Joost has announced that it is going to allow third-party developers to add Flash widgets to its video player soon. The Joost Labs blog this week previewed a widget that adds keyword-based Twitter search results to a video. Joost wants to eventually release a widget API that will expose some of the underlying video’s metadata and make it possible to integrate these widgets within the Joost Flash player.
This isn’t the first time Joost is toying with widgets. The company’s P2P-based video application also featured a widget API, but few wanted to develop for a player that had no user base. However, Joost has clearly been thinking about how to make widgets work in the past few years, and some of these ideas could lead to interesting results.
The Twitter widget demonstrated on the Joost blog seems like a nice gimmick, but not really groundbreaking. So why does Joost Chief Creative Officer Henrik Werdelin herald this as the birth of “open-source TV?” Werdelin writes on his blog that the upcoming API will allow users to “create any cool interactive active [sic] TV application on top of any of the shows on Joost.”
Part of that excitement is clearly rooted in the fact that the folks at Joost have spent a lot of time thinking about how to use metadata as part of the Joost viewing experience. Company developers already hinted at the possibility of “timestamped tagging, commenting, annotation” all the way back in the spring of 2007.
Fast-forward two years. The app is gone; Joost is all web-based and Flash-only. However, Joost’s new widget API will give developers access to things like the title and description of the video as well as the current time in the video. That means a widget will be able to know what scene a user is watching, and developers could add widgets that make it possible to add content-specific comments and share them with other viewers.
Granted, some of these things have already been done. Viddler, for example, allows users to add time-specific tags to its videos, and sites like Tubepopper make it possible to add text to third-party videos. Joost’s API, however, will allow a much more direct interaction with the actual video, to the point where widgets will be able to stop and restart a clip.
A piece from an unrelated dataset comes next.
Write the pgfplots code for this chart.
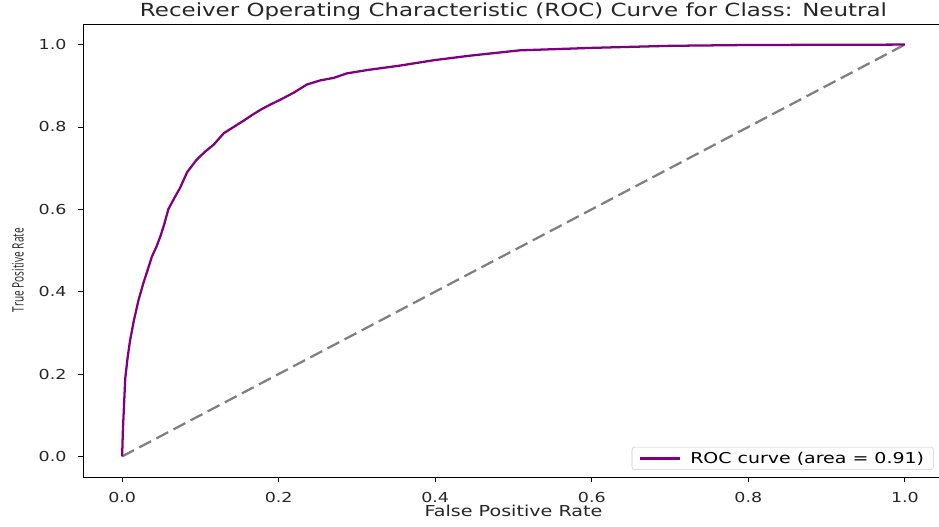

One could easily think of a widget that makes it possible to add an episode guide to a TV show like Lost, pausing at key scenes and explaining references to past episodes with content added by the community.
Of course, Joost doesn’t have Lost, or barely any other popular TV show for that matter. Judging from the site’s activity stream, the most popular clips on Joost seem to be music videos and anime episodes. We’ll have to wait and see whether that inspires developers to come up with any exciting, new widgets this time around.